If You Want Me To by Ginny Owens
this song has many memories with it. you know how some songs are like that. you can smell certain smells, hear certain sounds. when i hear this song, i remember laying on the floor of my living room, and the song is playing so loudly and i'm crying so hard. in the memories i have, my heart and mind can't grasp what to feel...but the TRUTH of this song gives me a peace beyond understanding.
God has taken me through valleys. they weren't easy. but He is more real to me today than ever before. He has shown me He will be on the other side of the valley. ALWAYS.

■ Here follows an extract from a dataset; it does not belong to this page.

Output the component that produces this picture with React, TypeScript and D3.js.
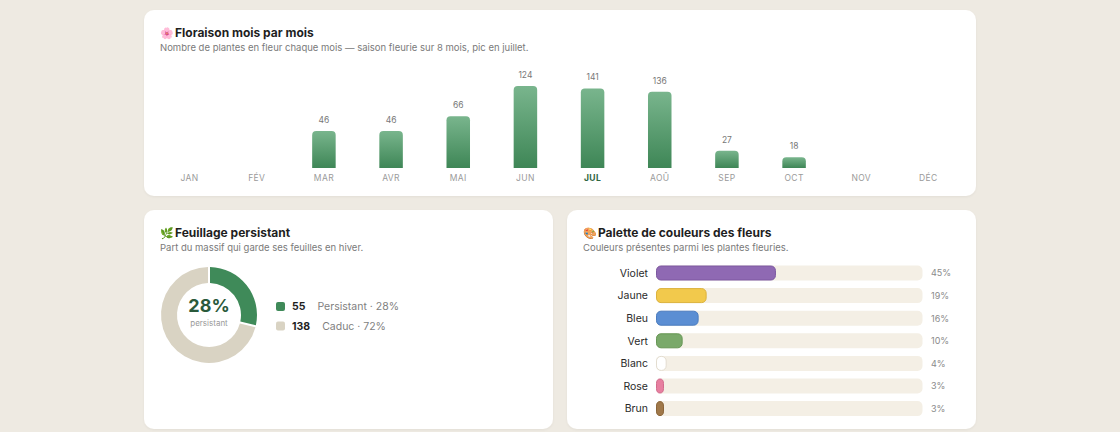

i'm not in a valley at the moment. but i've lived with the Lord at my side long enough to know that another will come. and i want to remember, even when i'm not in one, how FAITHFUL He is. so often i go crying to Him only in the hard moments. i'm coming to Him tonight, thanking Him for His goodness and grace and mercy...and i recognize that He is most likely strengthening me right now for another "valley." that's fine. as long as He is with me....and He is glorified.
2 comments:
Oh what a wonderful blog. You are right on Courtney ~ oh for a mom to see the growth of "a child" (you will always be my child...even though I am so proud of the adult Courtney!). God has touched your life and heart...and for that your Dad and I are so grateful. To be where you are is "right" where God wants you ~ where He wants each of us to be...having such a relationship with Him that we rest in "whatever" He brings to us. Praying always and loving you, Mom
It IS good to be without "blogs" for a bit isn't it. There is a fine line of enjoying it and it consuming us.
Wow Courtney. That is really powerful. Such wise words from your heart. It's so true.